Most Wanted Fine Art to leave Penn Avenue | Community Profile | Pittsburgh | Pittsburgh City Paper

Most Wanted Fine Art to leave Penn Avenue

Established gallery plans a new museum elsewhere in Garfield

Jason Sauer and Nina Sauer at Most Wanted Fine Art
Jason Sauer and Nina Sauer at Most Wanted Fine Art
When Jason Sauer says he’s looking for the next big thing, he means it literally. After all, his art projects have included transporting a gaudily painted car to Queens, N.Y., only to drop a two-ton safe on it. Twice.

So it’s no surprise that, even after a decade on Penn Avenue, Sauer and his wife, Nina, say their lively gallery, Most Wanted Fine Art, has outgrown its current location. They’ve put the three-story brick building up for sale and plan to construct, pending city approvals, a spacious gallery and museum on an empty lot a few blocks up the hill, on Hillcrest Street near Garfield’s Healcrest Farms.

The museum will house a studio/garage so Jason Sauer can pursue his singular passion for making fine art out of demolition-derby cars, and for exhibiting similarly large-scale works by him and other artists. Most Wanted will continue its mission as “a community-service organization disguised as an art gallery” with ongoing artist-in-residence programs; a program that teaches construction skills to men recently released from prison; and education initiatives like a women-only car-diagnostics class. The Sauers, who live over their Penn Avenue space with their 5-year-old son, Rowdy, will move into a house they are renovating near the planned new gallery.

Garfield’s stretch of Penn has changed significantly since Most Wanted joined the burgeoning arts district, in 2007; even after the city’s years-long street reconstruction, which drastically reduced traffic to the neighborhood, it’s got fewer vacant storefronts and a somewhat sleeker vibe. “I’m going to miss my 18 feet of Penn Avenue,” says Jason Sauer.

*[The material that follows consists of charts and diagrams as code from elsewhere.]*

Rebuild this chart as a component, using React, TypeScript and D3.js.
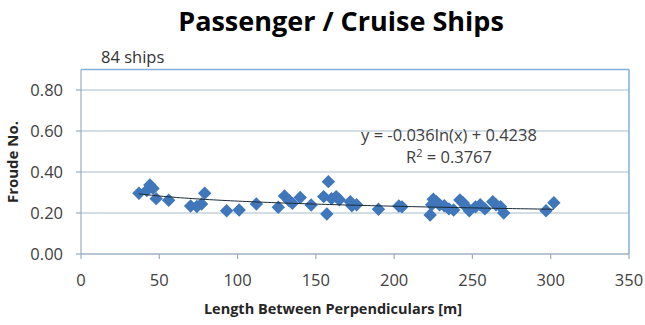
import React from "react";
import * as d3 from "d3";

const lengths = [37, 42, 44, 46, 48, 56, 70, 74, 77, 79, 93, 101, 112, 126, 130, 133, 135, 140, 147, 155, 157, 158, 160, 163, 165, 172, 173, 176, 190, 203, 205, 223, 224, 225, 227, 229, 232, 235, 238, 242, 244, 246, 248, 252, 255, 258, 263, 265, 268, 270, 297, 302];
const froude = [0.296, 0.31, 0.337, 0.32, 0.27, 0.262, 0.234, 0.232, 0.244, 0.296, 0.211, 0.215, 0.244, 0.228, 0.283, 0.26, 0.247, 0.276, 0.239, 0.28, 0.195, 0.353, 0.27, 0.28, 0.265, 0.255, 0.235, 0.24, 0.218, 0.234, 0.23, 0.19, 0.24, 0.267, 0.255, 0.24, 0.235, 0.22, 0.215, 0.263, 0.25, 0.231, 0.211, 0.23, 0.24, 0.22, 0.255, 0.24, 0.231, 0.2, 0.211, 0.25];
const xTicks = [0, 50, 100, 150, 200, 250, 300, 350];
const yTicks = [0, 0.2, 0.4, 0.6, 0.8];
const trendA = -0.036;
const trendB = 0.4238;
const title = "Passenger / Cruise Ships";
const subtitle = "84 ships";
const xLabel = "Length Between Perpendiculars [m]";
const yLabel = "Froude No.";
const eqText = "y = -0.036ln(x) + 0.4238";
const r2Value = "0.3767";

export default function App() {
  const W = 645, H = 325;
  const left = 81, right = 629, top = 69.5, bottom = 254;
  const x = d3.scaleLinear().domain([0, 350]).range([left, right]);
  const y = d3.scaleLinear().domain([0, 0.9]).range([bottom, top]);
  const font = "'Open Sans', sans-serif";
  const xmin = d3.min(lengths)!, xmax = d3.max(lengths)!;
  const trendPts = d3.range(0, 101).map(i => {
    const v = xmin + (xmax - xmin) * i / 100;
    return [v, trendA * Math.log(v) + trendB] as [number, number];
  });
  const line = d3.line<[number, number]>().x(d => x(d[0])).y(d => y(d[1]));
  const diamond = d3.symbol().type(d3.symbolDiamond2).size(115)();
  return (
    <svg width={W} height={H} style={{ position: "absolute", left: 0, top: 0, background: "#fff" }}>
      <rect width={W} height={H} fill="#fff" />
      <text x={341} y={31} textAnchor="middle" fontFamily={font} fontWeight="bold" fontSize={27} fill="#000">{title}</text>
      <text x={101} y={63} fontFamily={font} fontSize={16.5} fill="#333">{subtitle}</text>
      {yTicks.map(t => (
        <line key={"g" + t} x1={left} x2={right} y1={y(t)} y2={y(t)} stroke="#A8BCCC" strokeWidth={1.2} />
      ))}
      <line x1={left} x2={right} y1={top} y2={top} stroke="#7FB0DE" strokeWidth={1.5} />
      <line x1={right} x2={right} y1={top} y2={bottom} stroke="#7FB0DE" strokeWidth={1.5} />
      <line x1={left} x2={left} y1={top} y2={bottom} stroke="#9AAEBE" strokeWidth={1.2} />
      <line x1={left} x2={right} y1={bottom} y2={bottom} stroke="#9AAEBE" strokeWidth={1.2} />
      {yTicks.map(t => (
        <g key={"yt" + t}>
          <line x1={left - 5} x2={left} y1={y(t)} y2={y(t)} stroke="#9AAEBE" strokeWidth={1.2} />
          <text x={63} y={y(t) + 5.5} textAnchor="end" fontFamily={font} fontSize={16.5} fill="#404040">{t.toFixed(2)}</text>
        </g>
      ))}
      {xTicks.map(t => (
        <g key={"xt" + t}>
          <line x1={x(t)} x2={x(t)} y1={bottom} y2={bottom + 5} stroke="#9AAEBE" strokeWidth={1.2} />
          <text x={x(t)} y={286} textAnchor="middle" fontFamily={font} fontSize={16.5} fill="#404040">{t}</text>
        </g>
      ))}
      {lengths.map((L, i) => (
        <path key={"p" + i} d={diamond!} transform={`translate(${x(L)},${y(froude[i])})`} fill="#3F77BA" />
      ))}
      <path d={line(trendPts)!} fill="none" stroke="#1B2A36" strokeWidth={1} />
      <text x={449} y={141} textAnchor="middle" fontFamily={font} fontSize={16.5} fill="#404040">{eqText}</text>
      <text x={449} y={163} textAnchor="middle" fontFamily={font} fontSize={16.5} fill="#404040">
        R<tspan dy={-6} fontSize={11}>2</tspan><tspan dy={6}> = {r2Value}</tspan>
      </text>
      <text x={333} y={314} textAnchor="middle" fontFamily={font} fontWeight="bold" fontSize={14.5} fill="#262626">{xLabel}</text>
      <text transform={`translate(18,162) rotate(-90)`} textAnchor="middle" fontFamily={font} fontWeight="bold" fontSize={15} fill="#262626">{yLabel}</text>
    </svg>
  );
}
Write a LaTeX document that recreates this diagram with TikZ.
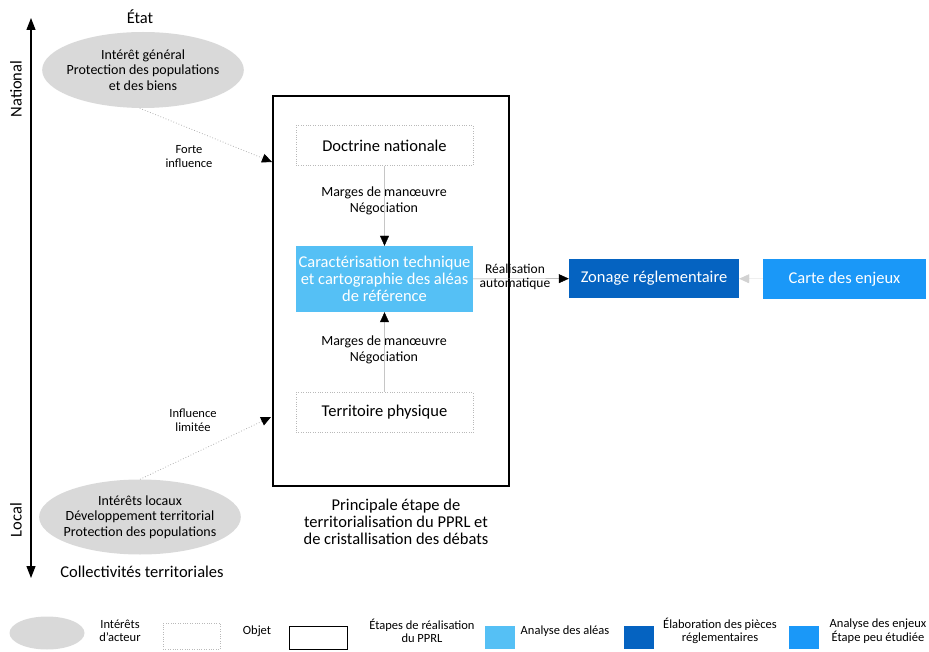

And Penn will miss Most Wanted’s presence as one of the corridor’s more established venues, especially during the monthly Unblurred gallery crawls. “In some ways it will be a loss for the avenue,” says Rick Swartz, executive director of the Bloomfield-Garfield Corp., a community-development group for which the garrulous Sauer works part time as an events and volunteer coordinator. Local artists, hundreds of whom Most Wanted has hung, will miss the monthly shows there, as Sauer moves to a quarterly exhibition schedule at the new space.

Most Wanted’s final scheduled event at 5015 Penn is the Fri., Feb. 3, Unblurred, featuring art by Joshua Hogan and Kyle Ethan Fischer. Pop-up events will continue there until the building is sold. “We’ve had a good run here,” says Jason Sauer. But while he remains dedicated to Garfield, he adds, “I’m ready for bigger stuff.”